A circus of subversion

First off, I have to admit that walking into The Manny Fried Playhouse, I wasn’t familiar with The Hairy Ape or even much of storied American playwright Eugene O’Neil’s work (and somehow I got a gig as a theatre writer guess it helps to also be the site’s editor).   That said, I don’t think a familiarity with this play was needed to get the most out of this Subversive Theatre production running as part of Buffalo’s Infringement Festival.

Any play where an actor hands me a bag of peanuts upon entering has already got my attention and this one kept it, just as I got to keep the bag of peanuts and munch on them in the theatre.   The show started as a circus, complete with puppets, someone in an ape outfit, rubber baloons and acrobats.   While this wasn’t part of the original play (except for one brief but poignant scene at the fairgrounds), but it served as the background and in some cases foreground of this version.

Multicoloured plumes of smoke (photo by Kurt Schneiderman, Subversive Theatre Collective)

The circus performers tell the story of The Hairy Ape by taking various roles including the elite, workers, the machines on a ship and in two standout bits of comedic Brechtian deconstructionism, a smoke stack emitting multicoloured plumes of smoke and a deck chair.   The Ringmaster (Brian Zybala) serves as narrator and interacts with the audience on more than one occasion, even bringing up the sweaty summer conditions inside the Manny Fried Playhouse.

It was a very appropriate subversion of a script that deals with the exploitative circus that is capitalism.   The story follows Yank (Patrick Cameron) as he goes from a worker confident of his dominance over the equipment in the ship’s smokehole where he works to one doubting his and his class’ role in society after upper class heiress Mildred (Candice Kogut) takes a trip to the ship’s lower levels for fun and treats him as a mere beast.   Yank tries to get retribution and almost achieves class consciousness but fails to reach solidarity from other workers, which leads him to his ultimate encounter with a caged ape.

Different classes (photo by Kurt Schneiderman, Subversive Theatre Collective)

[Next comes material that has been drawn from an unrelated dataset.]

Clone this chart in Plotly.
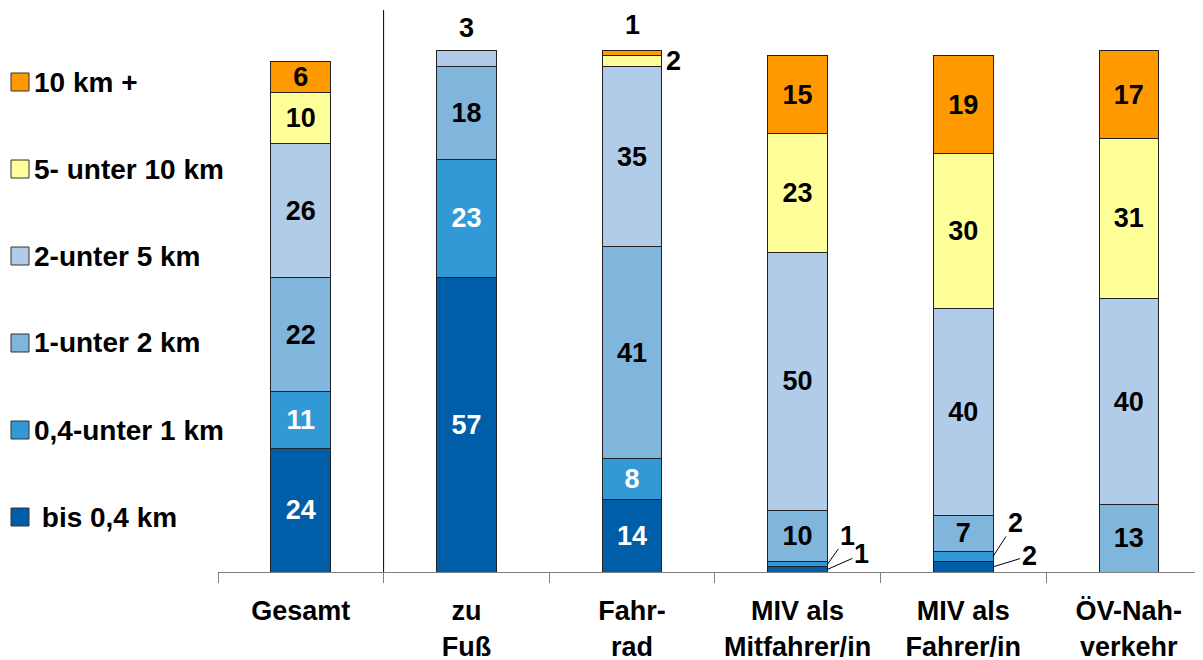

As he did in Subversive’s 2007 infringement offering The Exception and The Rule, director Kurt Schneiderman added live music to the show in the form of a Found Sound Orchestra comprised of Patrick Cain and Gabriel Guitterez.   Together, they help to emphasize certain points in the realist story and contribute to the overall surreal circus atmosphere.

This show had me from the start and kept me to the end.   While I may not have been that familiar with this play to begin with, thanks to this subversion, I’m probably more familiar with it than I would have been by starting with the text.